Food Safety Checks While You Cook
Color can fool you, so use a thermometer. Poultry is considered safe at 165°F (74°C). The full list of safe temps is on the
FSIS safe temperature chart,
and the same poultry temp appears on
FoodSafety.gov safe minimum internal temperatures.
Check the thickest part of the breast, not the crust. Pull the chicken at 165°F, then rest it for a few minutes so juices settle and the coating firms.
Flavor Paths That Pair Well With Crispy Coatings
Once your coating sticks, flavor is the fun part. Keep a simple base, then steer it toward the mood you want.
Classic Diner
Season flour with salt, pepper, garlic powder, and a pinch of paprika. Finish with lemon or a quick pan sauce.
Spicy And Tangy
Stir cayenne and smoked paprika into crumbs, then serve with a yogurt sauce spiked with hot sauce and lime.
Herb And Cheese
Mix grated parmesan with panko and dried herbs. Keep the cheese portion modest so it browns, not burns.
Troubleshooting When The Coating Acts Up
Even with good prep, a few small missteps can undo a crust. Use the table below to spot the pattern and fix it on the next batch.
| What You See | Likely Cause | Fix For Next Time |
|---|---|---|
| Coating falls off in the pan | Chicken was wet, or breading went straight to heat | Pat dry, then rest breaded chicken 10 minutes on a rack |
| Crust turns soggy after cooking | Steam got trapped under the chicken | Drain on a rack; keep pieces spaced in the oven or basket |
| Crust tastes greasy | Oil was not hot enough | Heat oil longer; test with a breadcrumb for a quick sizzle |
| Outside burns before inside cooks | Heat was too high or cutlet was too thick | Slice or pound thinner; lower heat and cook a bit longer |
| Crumbs look pale | Too little fat on the crumb surface | Toast crumbs with oil, or mist breaded chicken before cooking |
| Breading clumps and looks patchy | Crumbs got damp in the bowl | Use one wet hand, one dry hand; swap crumbs if they turn sticky |
| Crust cracks when you cut | Coating layer was too thick | Shake off extra flour; press crumbs into a thin, even layer |
Make-Ahead And Leftover Moves
Coated chicken is at its crispiest right out of the pan or oven. If you need to hold it, keep it on a rack in a warm oven so air can circulate.

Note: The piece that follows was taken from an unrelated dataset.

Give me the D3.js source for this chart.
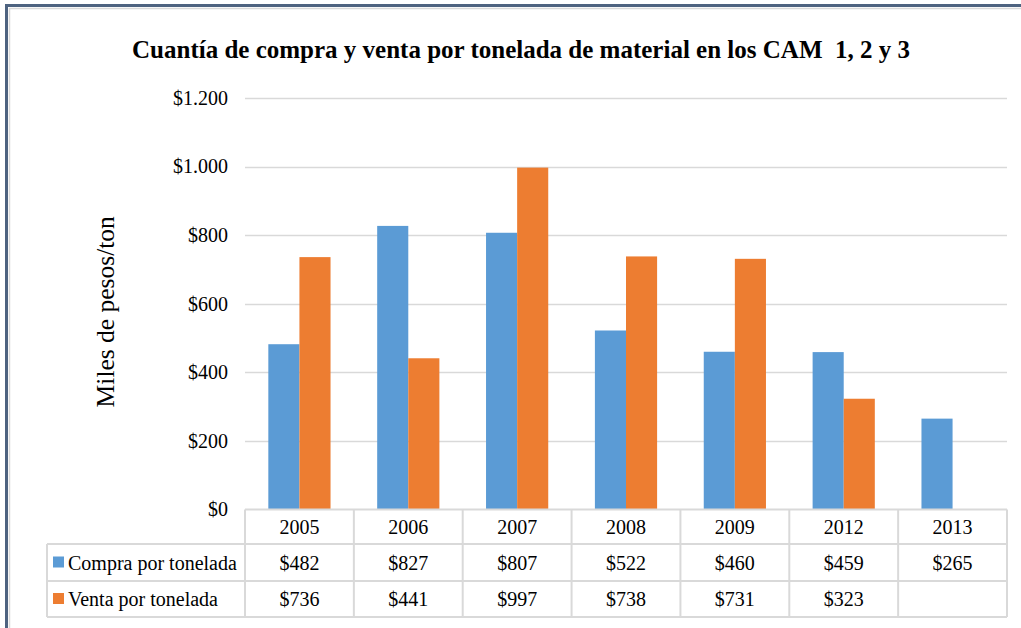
<!DOCTYPE html>
<html>
<head>
<meta charset="utf-8">
<script src="https://cdn.jsdelivr.net/npm/d3@7"></script>
<style>
  body { margin: 0; background: #fff; }
  text { font-family: "Liberation Serif", "Times New Roman", serif; fill: #000; }
</style>
</head>
<body>
<div id="chart"></div>
<script>
const years = ["2005", "2006", "2007", "2008", "2009", "2012", "2013"];
const compra = [482, 827, 807, 522, 460, 459, 265];
const venta = [736, 441, 997, 738, 731, 323, null];
const seriesNames = ["Compra por tonelada", "Venta por tonelada"];
const colors = ["#5B9BD5", "#ED7D31"];
const yTicks = [0, 200, 400, 600, 800, 1000, 1200];

const W = 1021, H = 628;
const plot = { left: 245, right: 1007, top: 98, bottom: 509.5 };

const locale = d3.formatLocale({ decimal: ",", thousands: ".", grouping: [3], currency: ["$", ""] });
const fmt = locale.format("$,.0f");

const svg = d3.select("#chart").append("svg")
  .attr("width", W).attr("height", H);

// chart frame
svg.append("rect").attr("x", 9.5).attr("y", 8.5).attr("width", W).attr("height", H)
  .attr("fill", "none").attr("stroke", "#d9d9d9").attr("stroke-width", 1.5);
svg.append("rect").attr("x", 6.5).attr("y", 5.5).attr("width", W).attr("height", H)
  .attr("fill", "none").attr("stroke", "#4e6380").attr("stroke-width", 3);

svg.append("text")
  .attr("x", 521).attr("y", 58)
  .attr("text-anchor", "middle")
  .style("font-weight", "bold").style("font-size", "25px").style("white-space", "pre")
  .text("Cuantía de compra y venta por tonelada de material en los CAM  1, 2 y 3");

const x = d3.scaleBand().domain(years).range([plot.left, plot.right]);
const y = d3.scaleLinear().domain([0, 1200]).range([plot.bottom, plot.top]);
const barW = x.bandwidth() / 3.5;

// gridlines
svg.append("g").selectAll("line").data(yTicks.filter(d => d > 0)).join("line")
  .attr("x1", plot.left).attr("x2", plot.right)
  .attr("y1", d => Math.round(y(d)) + 0.5).attr("y2", d => Math.round(y(d)) + 0.5)
  .attr("stroke", "#d9d9d9").attr("stroke-width", 1.5);

// y axis labels
const yAxis = svg.append("g")
  .attr("transform", `translate(${plot.left - 17},0)`)
  .call(d3.axisLeft(y).tickValues(yTicks).tickFormat(fmt).tickSize(0).tickPadding(0));
yAxis.select(".domain").remove();
yAxis.selectAll("text").style("font-family", "Liberation Serif").style("font-size", "20px").attr("fill", "#000");

svg.append("text")
  .attr("transform", `translate(114,${(plot.top + plot.bottom) / 2 + 8}) rotate(-90)`)
  .attr("text-anchor", "middle")
  .style("font-size", "25.5px")
  .text("Miles de pesos/ton");

// bars
const series = [compra, venta];
series.forEach((vals, s) => {
  svg.append("g").selectAll("rect")
    .data(years.map((yr, i) => ({ yr, v: vals[i] })).filter(d => d.v != null))
    .join("rect")
    .attr("x", d => x(d.yr) + barW * 0.75 + s * barW)
    .attr("width", barW)
    .attr("y", d => y(d.v))
    .attr("height", d => y(0) - y(d.v))
    .attr("fill", colors[s]);
});

// data table
const rows = [plot.bottom, 544, 581, 617];
const tableLeft = 47;
const grid = svg.append("g").attr("stroke", "#d9d9d9").attr("stroke-width", 2);
grid.append("line").attr("x1", plot.left).attr("x2", plot.right).attr("y1", rows[0]).attr("y2", rows[0]);
rows.slice(1).forEach(r => grid.append("line").attr("x1", tableLeft).attr("x2", plot.right).attr("y1", r).attr("y2", r));
grid.append("line").attr("x1", tableLeft).attr("x2", tableLeft).attr("y1", rows[1]).attr("y2", rows[3]);
years.forEach(yr => grid.append("line").attr("x1", x(yr)).attr("x2", x(yr)).attr("y1", rows[0]).attr("y2", rows[3]));
grid.append("line").attr("x1", plot.right).attr("x2", plot.right).attr("y1", rows[0]).attr("y2", rows[3]);

svg.append("g").selectAll("text").data(years).join("text")
  .attr("x", d => x(d) + x.bandwidth() / 2).attr("y", (rows[0] + rows[1]) / 2 + 7)
  .attr("text-anchor", "middle").style("font-size", "20px").text(d => d);

series.forEach((vals, s) => {
  const cy = (rows[s + 1] + rows[s + 2]) / 2;
  svg.append("rect").attr("x", 53).attr("y", cy - 6).attr("width", 11).attr("height", 11).attr("fill", colors[s]);
  svg.append("text").attr("x", 68).attr("y", cy + 7).style("font-size", "20px").text(seriesNames[s]);
  svg.append("g").selectAll("text")
    .data(years.map((yr, i) => ({ yr, v: vals[i] })).filter(d => d.v != null))
    .join("text")
    .attr("x", d => x(d.yr) + x.bandwidth() / 2).attr("y", cy + 7)
    .attr("text-anchor", "middle").style("font-size", "20px")
    .text(d => fmt(d.v));
});
</script>
</body>
</html>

For leftovers, cool pieces on a rack, then refrigerate. Reheat on a rack in a hot oven or in an air fryer until the crust firms again. A microwave warms fast, yet it softens most coatings.
Quick Checklist For Crispy Chicken Breast
Want a simple run-down you can follow without rereading? This list covers the moves that decide whether the crust sticks and crisps.
- Slice or pound chicken breast to even thickness.
- Pat dry, then season the meat.
- Season flour or crumbs.
- Choose a binder and coat in thin layers.
- Rest breaded pieces on a rack before cooking.
- Cook hot enough for a steady sizzle, then drain on a rack.
- Check 165°F in the thickest part, then rest a few minutes.
When you follow that flow, coating for chicken breast stops feeling fussy. You get crunch you can hear and meat that stays tender.